Zaire Wade

Free agent
- Position: Point guard / shooting guard

Personal information
- Born: February 4, 2002 (age 24) Chicago, Illinois, U.S.
- Listed height: 6 ft 3 in (1.91 m)
- Listed weight: 176 lb (80 kg)

Career information
- High school: Sierra Canyon (Chatsworth, California); Brewster Academy (Wolfeboro, New Hampshire);
- NBA draft: 2022: undrafted
- Playing career: 2021–present

Career history
- 2021–2022: Salt Lake City Stars
- 2023: Cape Town Tigers

= Zaire Wade =

American basketball player (born 2002)

Zaire Blessing Dwyane Wade (/zɑːˈɪər/, born February 4, 2002) is an American professional basketball player who last played for the Cape Town Tigers of the Basketball Africa League (BAL). He is the son of former NBA player Dwyane Wade.

==Early life and high school career==
Wade was born on February 4, 2002, in Chicago, Illinois, to then-Marquette Golden Eagles basketball player Dwyane Wade. He grew up in Chicago and Miami, where his father spent most of his NBA career.

For his freshman year of high school, Wade played basketball at Mount Carmel High School in Chicago. Also on the team, nicknamed 'the Caravan', was his cousin Dahveon Morris. Both played on the school's freshman team. For Wade's next two years of high school he played basketball at American Heritage School in Plantation, Florida. On May 29, 2019, it was announced that Wade would transfer to Sierra Canyon School, a private K–12 school in Chatsworth, California, for his 2019–20 senior year in high school.

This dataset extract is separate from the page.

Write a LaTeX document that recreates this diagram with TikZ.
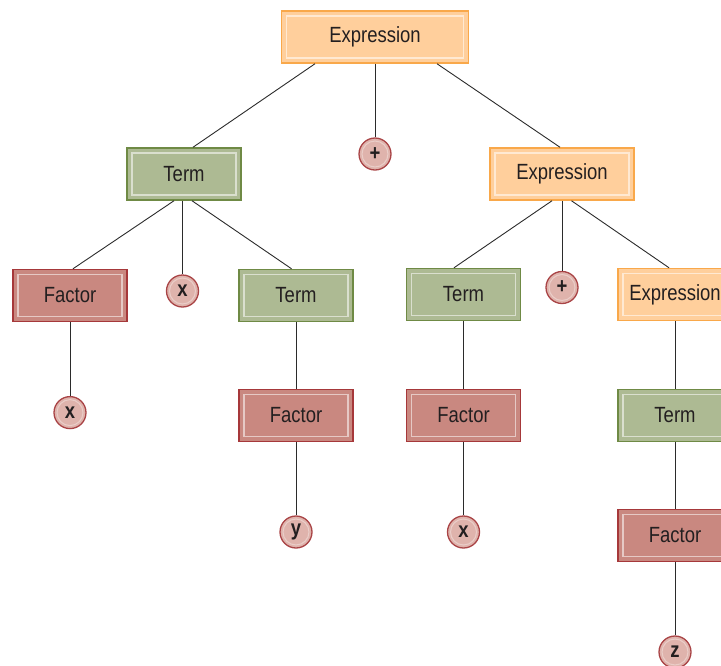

After high school, he transferred to Brewster Academy in Wolfeboro, New Hampshire. He received scholarship offers from DePaul, Nebraska, Rhode Island and Toledo, but opted to turn professional instead.

College recruiting
| Name | Hometown | School | Height | Weight | Commit date |
| Zaire Wade PG | Chicago, IL | Brewster Academy (NH) | 6 ft 1 in (1.85 m) | 170 lb (77 kg) | — |
Recruit ratings: Rivals: 247Sports: ESPN: (76)
Overall recruit ranking: Rivals: — 247Sports: — ESPN: —
Note: In many cases, Scout, Rivals, 247Sports, On3, and ESPN may conflict in their listings of height and weight.; In these cases, the average was taken. ESPN grades are on a 100-point scale.; Sources: "2021 Team Ranking". Rivals. Retrieved January 20, 2021.;

==Professional career==
===Salt Lake City Stars (2021–2022)===
On October 23, 2021, Wade was selected with the 10th pick in the 2021 NBA G League draft by the Salt Lake City Stars. On March 12, 2022, he was moved to the short-term injured list by the team. On March 23, 2022, Wade was ruled out for the remainder of the year after suffering a season-ending injury.

===Cape Town Tigers (2023)===
On February 4, 2023, Wade signed with the Cape Town Tigers of the Basketball Africa League. On May 4, he scored a career-high 17 points in a 76–82 Tigers loss to Ferroviário da Beira in the Nile Conference.

On April 13, 2024, Wade signed with the Macau Black Bears of The Asian Tournament (TAT).

==Career statistics==

===NBA G League===

| Year | Team | GP | GS | MPG | FG% | 3P% | FT% | RPG | APG | SPG | BPG | PPG |
|---|---|---|---|---|---|---|---|---|---|---|---|---|
| 2021–22 | Salt Lake City | 12 | 1 | 18.6 | .267 | .188 | .667 | 2.5 | 1.3 | .8 | .4 | 1.8 |
| Career |  | 12 | 1 | 18.6 | .267 | .188 | .667 | 2.5 | 1.3 | .8 | .4 | 1.8 |

==Personal life==
Wade is the son of former National Basketball Association (NBA) shooting guard and Naismith Basketball Hall of Fame inductee Dwyane Wade and his former wife, Siohvaughn Funches.

On June 21, 2026, Wade was arrested for domestic violence after an alleged dispute at his Burbank home. The police were called at 5:30 am that morning after someone heard a woman screaming. Wade was taken to jail but was released a few hours later after posting a $50,000 bond.